Sosyal Destek Eksikliği: Anksiyetenin Kökeninde Yatan Gizli Tehlike

Yayın Tarihi | 13 May 2024, Monday

Son dönemde yapılan bir araştırma, yetişkinlerin bağlanma stilleri ve anksiyete düzeyleri arasındaki karmaşık bağlantıları gözler önüne seriyor. Araştırma, belirsizliğe karşı tolerans ve sosyal destek gibi kritik faktörlerin anksiyete tedavilerindeki rolünü ayrıntılı bir şekilde ele alıyor.

 

Bowlby tarafından tanımlanan bağlanma teorisi çerçevesinde, güvenli, kaçınmacı ve kaygılı olarak sınıflandırılan bağlanma stilleri üzerinde duruluyor. Güvensiz bağlanma stilleri olan kaçınmacı ve kaygılı bağlanma tarzları, yüksek belirsizlik toleransı ve ilişki memnuniyetsizliği ile ilişkilendirilirken; güvenli bağlanma ise psikolojik refahı ve düşük anksiyete düzeylerini destekliyor.

 

Araştırmanın dikkat çekici bulgularından biri, endişeli bağlanma stilinin sahibi bireylerin daha yüksek belirsizliğe karşı tolerans sergilediği ve algılanan sosyal desteğin düşük olduğu; bu durumun ise artan anksiyete seviyelerine yol açtığı yönünde.
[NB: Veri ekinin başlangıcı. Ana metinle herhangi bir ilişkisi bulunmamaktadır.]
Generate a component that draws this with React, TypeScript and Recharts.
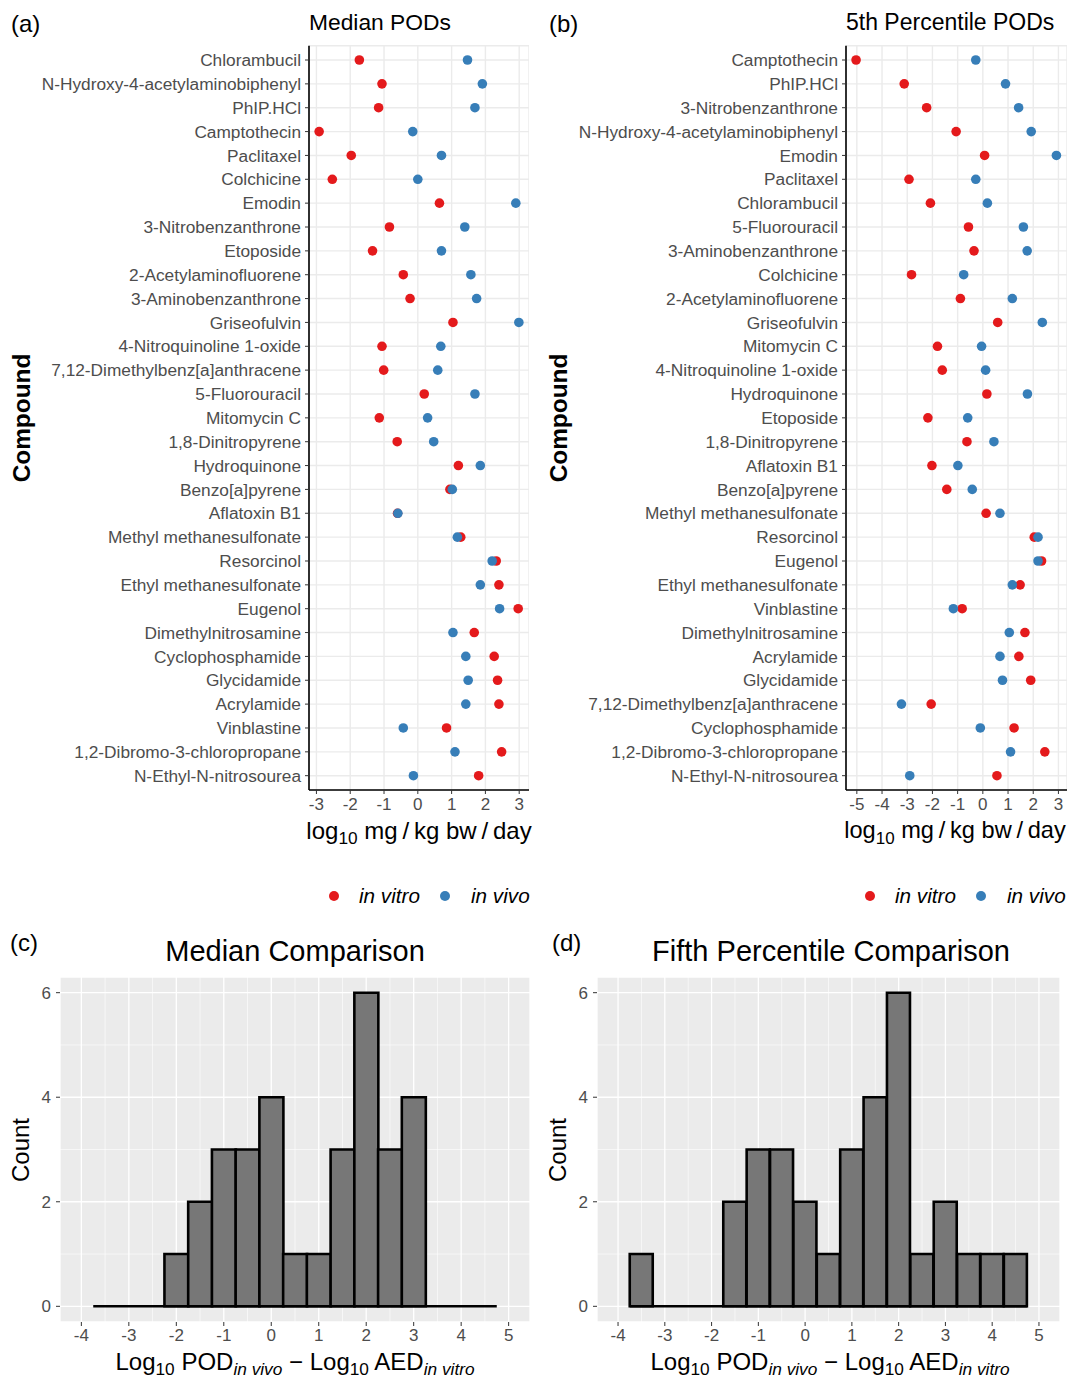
import React from 'react'
import {
  ScatterChart, Scatter, ComposedChart, Bar, XAxis, YAxis, CartesianGrid, ReferenceLine,
} from 'recharts'

// (a) median PODs
const compoundsA = [
  'Chlorambucil', 'N-Hydroxy-4-acetylaminobiphenyl', 'PhIP.HCl', 'Camptothecin', 'Paclitaxel',
  'Colchicine', 'Emodin', '3-Nitrobenzanthrone', 'Etoposide', '2-Acetylaminofluorene',
  '3-Aminobenzanthrone', 'Griseofulvin', '4-Nitroquinoline 1-oxide', '7,12-Dimethylbenz[a]anthracene',
  '5-Fluorouracil', 'Mitomycin C', '1,8-Dinitropyrene', 'Hydroquinone', 'Benzo[a]pyrene',
  'Aflatoxin B1', 'Methyl methanesulfonate', 'Resorcinol', 'Ethyl methanesulfonate', 'Eugenol',
  'Dimethylnitrosamine', 'Cyclophosphamide', 'Glycidamide', 'Acrylamide', 'Vinblastine',
  '1,2-Dibromo-3-chloropropane', 'N-Ethyl-N-nitrosourea',
]
const vitroA = [-1.73, -1.06, -1.16, -2.92, -1.97, -2.53, 0.64, -0.84, -1.34, -0.43, -0.23, 1.04, -1.06, -1.01, 0.19, -1.14, -0.61, 1.2, 0.95, -0.6, 1.27, 2.32, 2.4, 2.97, 1.67, 2.26, 2.36, 2.4, 0.85, 2.48, 1.8]
const vivoA = [1.47, 1.91, 1.69, -0.15, 0.7, 0.0, 2.9, 1.39, 0.7, 1.57, 1.74, 2.99, 0.68, 0.59, 1.69, 0.29, 0.47, 1.85, 1.02, -0.59, 1.17, 2.2, 1.85, 2.42, 1.04, 1.42, 1.49, 1.42, -0.43, 1.1, -0.13]
const ticksA = [-3, -2, -1, 0, 1, 2, 3]

// (b) 5th percentile PODs
const compoundsB = [
  'Camptothecin', 'PhIP.HCl', '3-Nitrobenzanthrone', 'N-Hydroxy-4-acetylaminobiphenyl', 'Emodin',
  'Paclitaxel', 'Chlorambucil', '5-Fluorouracil', '3-Aminobenzanthrone', 'Colchicine',
  '2-Acetylaminofluorene', 'Griseofulvin', 'Mitomycin C', '4-Nitroquinoline 1-oxide', 'Hydroquinone',
  'Etoposide', '1,8-Dinitropyrene', 'Aflatoxin B1', 'Benzo[a]pyrene', 'Methyl methanesulfonate',
  'Resorcinol', 'Eugenol', 'Ethyl methanesulfonate', 'Vinblastine', 'Dimethylnitrosamine',
  'Acrylamide', 'Glycidamide', '7,12-Dimethylbenz[a]anthracene', 'Cyclophosphamide',
  '1,2-Dibromo-3-chloropropane', 'N-Ethyl-N-nitrosourea',
]
const vitroB = [-5.03, -3.12, -2.23, -1.06, 0.07, -2.93, -2.08, -0.57, -0.35, -2.83, -0.89, 0.59, -1.8, -1.61, 0.16, -2.18, -0.63, -2.02, -1.43, 0.13, 2.04, 2.33, 1.48, -0.82, 1.67, 1.43, 1.9, -2.05, 1.24, 2.46, 0.56]
const vivoB = [-0.28, 0.9, 1.42, 1.92, 2.92, -0.28, 0.18, 1.61, 1.76, -0.76, 1.17, 2.36, -0.05, 0.11, 1.77, -0.6, 0.44, -0.99, -0.42, 0.68, 2.19, 2.19, 1.17, -1.17, 1.05, 0.68, 0.78, -3.23, -0.1, 1.1, -2.9]
const ticksB = [-5, -4, -3, -2, -1, 0, 1, 2, 3]

// (c) / (d) histograms, bin width 0.5
const binMids = [-3.5, -3, -2.5, -2, -1.5, -1, -0.5, 0, 0.5, 1, 1.5, 2, 2.5, 3, 3.5, 4, 4.5]
const countsC = [0, 0, 0, 1, 2, 3, 3, 4, 1, 1, 3, 6, 3, 4, 0, 0, 0]
const countsD = [1, 0, 0, 0, 2, 3, 3, 2, 1, 3, 4, 6, 1, 2, 1, 1, 1]
const binWidth = 0.5
const histXDomain: [number, number] = [-4.45, 5.45]
const histYDomain: [number, number] = [-0.3, 6.3]
const histXTicks = [-4, -3, -2, -1, 0, 1, 2, 3, 4, 5]
const histXMinor = [-3.5, -2.5, -1.5, -0.5, 0.5, 1.5, 2.5, 3.5, 4.5]
const histYTicks = [0, 2, 4, 6]
const histYMinor = [1, 3, 5]

const RED = '#E41A1C'
const BLUE = '#377EB8'
const FONT = '"Liberation Sans", Arial, Helvetica, sans-serif'

type TxtProps = {
  x: number
  y: number
  size: number
  anchor?: 'start' | 'middle'
  rotate?: boolean
  bold?: boolean
  italic?: boolean
  color?: string
  children: React.ReactNode
}

function Txt({ x, y, size, anchor = 'start', rotate, bold, italic, color = '#000', children }: TxtProps) {
  const tx = anchor === 'middle' ? '-50%' : '0'
  return (
    <div
      style={{
        position: 'absolute', left: x, top: y, fontSize: size, lineHeight: 1, whiteSpace: 'nowrap',
        fontWeight: bold ? 700 : 400, fontStyle: italic ? 'italic' : 'normal', color,
        transform: `translate(${tx}, -50%)${rotate ? ' rotate(-90deg)' : ''}`,
        transformOrigin: rotate ? 'center' : undefined,
      }}
    >
      {children}
    </div>
  )
}

const sub = (s: string, italic = false) => (
  <span style={{ fontSize: '0.72em', verticalAlign: '-0.3em', fontStyle: italic ? 'italic' : 'normal' }}>{s}</span>
)

const dot = (color: string) => (props: any) => (
  <circle cx={props.cx} cy={props.cy} r={4.8} fill={color} />
)

const unitTitle = <>log{sub('10')} mg{'\u2009'}/{'\u2009'}kg bw{'\u2009'}/{'\u2009'}day</>
const diffTitle = <>Log{sub('10')} POD{sub('in vivo', true)} − Log{sub('10')} AED{sub('in vitro', true)}</>

// minor gridline positions: use the axis scale when handed one, else map through the plot offset
const minorX = ({ xAxis, offset }: any) => histXMinor.map(v =>
  typeof xAxis?.scale === 'function'
    ? xAxis.scale(v)
    : offset.left + ((v - histXDomain[0]) / (histXDomain[1] - histXDomain[0])) * offset.width)
const minorY = ({ yAxis, offset }: any) => histYMinor.map(v =>
  typeof yAxis?.scale === 'function'
    ? yAxis.scale(v)
    : offset.top + ((histYDomain[1] - v) / (histYDomain[1] - histYDomain[0])) * offset.height)

function DotPanel({ left, width, yAxisWidth, domain, ticks, names, vitro, vivo }: {
  left: number; width: number; yAxisWidth: number; domain: [number, number]; ticks: number[]
  names: string[]; vitro: number[]; vivo: number[]
}) {
  const vitroPts = names.map((n, i) => ({ x: vitro[i], y: i, name: n }))
  const vivoPts = names.map((n, i) => ({ x: vivo[i], y: i, name: n }))
  const rows = names.map((_, i) => i)
  return (
    <div style={{ position: 'absolute', left, top: 0 }}>
      <ScatterChart width={width} height={820} margin={{ top: 45.7, right: 0, bottom: 0, left: 0 }}>
        <CartesianGrid stroke="#EBEBEB" strokeWidth={1.4} />
        <XAxis
          type="number" dataKey="x" domain={domain} ticks={ticks} allowDataOverflow height={30}
          axisLine={{ stroke: '#000', strokeWidth: 1.6 }} tickLine={{ stroke: '#333' }} tickSize={4}
          tick={{ fill: '#4D4D4D', fontSize: 17, fontFamily: FONT }} tickMargin={4}
        />
        <YAxis
          type="number" dataKey="y" domain={[-0.6, names.length - 0.4]} ticks={rows} reversed
          interval={0} width={yAxisWidth} tickFormatter={(i: number) => names[i]}
          axisLine={{ stroke: '#000', strokeWidth: 1.6 }} tickLine={{ stroke: '#333' }} tickSize={4}
          tick={{ fill: '#4D4D4D', fontSize: 17.3, fontFamily: FONT }} tickMargin={4}
        />
        <Scatter data={vitroPts} shape={dot(RED)} isAnimationActive={false} />
        <Scatter data={vivoPts} shape={dot(BLUE)} isAnimationActive={false} />
      </ScatterChart>
    </div>
  )
}

function HistPanel({ left, width, yAxisWidth, right, counts }: {
  left: number; width: number; yAxisWidth: number; right: number; counts: number[]
}) {
  const data = binMids.map((m, i) => ({ mid: m, count: counts[i] }))
  const x0 = binMids[0] - binWidth / 2
  const x1 = binMids[binMids.length - 1] + binWidth / 2
  return (
    <div style={{ position: 'absolute', left, top: 960 }}>
      <ComposedChart
        width={width} height={400} data={data} barCategoryGap={0} barGap={0}
        margin={{ top: 17, right, bottom: 8, left: 0 }}
      >
        <CartesianGrid fill="#EBEBEB" stroke="#FFFFFF" strokeWidth={1.3} />
        <CartesianGrid
          stroke="#FFFFFF" strokeWidth={0.6} fill="none"
          verticalCoordinatesGenerator={minorX} horizontalCoordinatesGenerator={minorY}
        />
        <XAxis
          type="number" dataKey="mid" domain={histXDomain} ticks={histXTicks} allowDataOverflow height={30}
          axisLine={false} tickLine={{ stroke: '#333' }} tickSize={4}
          tick={{ fill: '#4D4D4D', fontSize: 17, fontFamily: FONT }} tickMargin={3}
        />
        <YAxis
          type="number" domain={histYDomain} ticks={histYTicks} allowDataOverflow width={yAxisWidth}
          axisLine={false} tickLine={{ stroke: '#333' }} tickSize={4}
          tick={{ fill: '#4D4D4D', fontSize: 17, fontFamily: FONT }} tickMargin={5}
        />
        <Bar dataKey="count" fill="#777777" stroke="#000" strokeWidth={2.6} isAnimationActive={false} />
        <ReferenceLine segment={[{ x: x0, y: 0 }, { x: x1, y: 0 }]} stroke="#000" strokeWidth={2.6} />
      </ComposedChart>
    </div>
  )
}

function Legend({ left }: { left: number }) {
  return (
    <>
      <svg style={{ position: 'absolute', left: left - 6, top: 890 }} width={12} height={12}>
        <circle cx={6} cy={6} r={5} fill={RED} />
      </svg>
      <Txt x={left + 25} y={896} size={20.7} italic>in vitro</Txt>
      <svg style={{ position: 'absolute', left: left + 111 - 6, top: 890 }} width={12} height={12}>
        <circle cx={6} cy={6} r={5} fill={BLUE} />
      </svg>
      <Txt x={left + 137} y={896} size={20.7} italic>in vivo</Txt>
    </>
  )
}

export default function App() {
  return (
    <div style={{ position: 'absolute', left: 0, top: 0, width: 1067, height: 1380, background: '#fff', fontFamily: FONT }}>
      <DotPanel left={0} width={529} yAxisWidth={309} domain={[-3.22, 3.29]} ticks={ticksA}
        names={compoundsA} vitro={vitroA} vivo={vivoA} />
      <DotPanel left={540} width={527} yAxisWidth={306} domain={[-5.43, 3.34]} ticks={ticksB}
        names={compoundsB} vitro={vitroB} vivo={vivoB} />

      <Txt x={11} y={24} size={24}>(a)</Txt>
      <Txt x={309} y={22} size={22.8}>Median PODs</Txt>
      <Txt x={22} y={418} size={24.4} bold rotate anchor="middle">Compound</Txt>
      <Txt x={419} y={833} size={24} anchor="middle">{unitTitle}</Txt>

      <Txt x={549} y={24} size={24}>(b)</Txt>
      <Txt x={846} y={22} size={23}>5th Percentile PODs</Txt>
      <Txt x={559} y={418} size={24.4} bold rotate anchor="middle">Compound</Txt>
      <Txt x={955} y={833} size={23.6} anchor="middle">{unitTitle}</Txt>

      <Legend left={334} />
      <Legend left={870} />

      <Txt x={10} y={943} size={24}>(c)</Txt>
      <Txt x={295} y={951} size={29} anchor="middle">Median Comparison</Txt>
      <Txt x={21} y={1150} size={24} rotate anchor="middle">Count</Txt>
      <Txt x={295} y={1364} size={24} anchor="middle">{diffTitle}</Txt>

      <Txt x={552} y={943} size={24}>(d)</Txt>
      <Txt x={831} y={951} size={29} anchor="middle">Fifth Percentile Comparison</Txt>
      <Txt x={558} y={1150} size={24} rotate anchor="middle">Count</Txt>
      <Txt x={830} y={1364} size={24} anchor="middle">{diffTitle}</Txt>

      <HistPanel left={0} width={540} yAxisWidth={60} right={10} counts={countsC} />
      <HistPanel left={540} width={527} yAxisWidth={57} right={7} counts={countsD} />
    </div>
  )
}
Diğer yandan, kaçınmacı bağlanma stiline sahip bireylerde, aile ve önemli diğerlerinden algılanan desteğin azalması gözlemlenmiş, bu da anksiyetenin artmasına neden olmuş.

 

Araştırma, belirsizliğe karşı toleransa dayalı özel müdahalelerin ve sosyal destek kaynaklarını güçlendiren uygulamaların anksiyete tedavilerini etkili bir şekilde iyileştirebileceğini öneriyor. Ayrıca, sosyal destek kaynağının anksiyeteli bağlanma için geçerli olduğu ve kaçınmacı bağlanma ile ilişkili anksiyetenin azaltılmasında koruyucu bir rol oynadığı belirtiliyor.

 

Bu bulgular, klinik uygulamalarda bağlanma dinamiklerinin dikkate alınmasının önemini vurguluyor ve gelecekteki araştırmalara yönelik temel oluşturuyor. Araştırmanın sonuçları, zihinsel sağlık müdahalelerini geliştirmeyi amaçlayan uzmanlar için değerli içgörüler sunarak, psikolojik refah stratejilerini optimize etme yolunda önemli adımlar atıyor.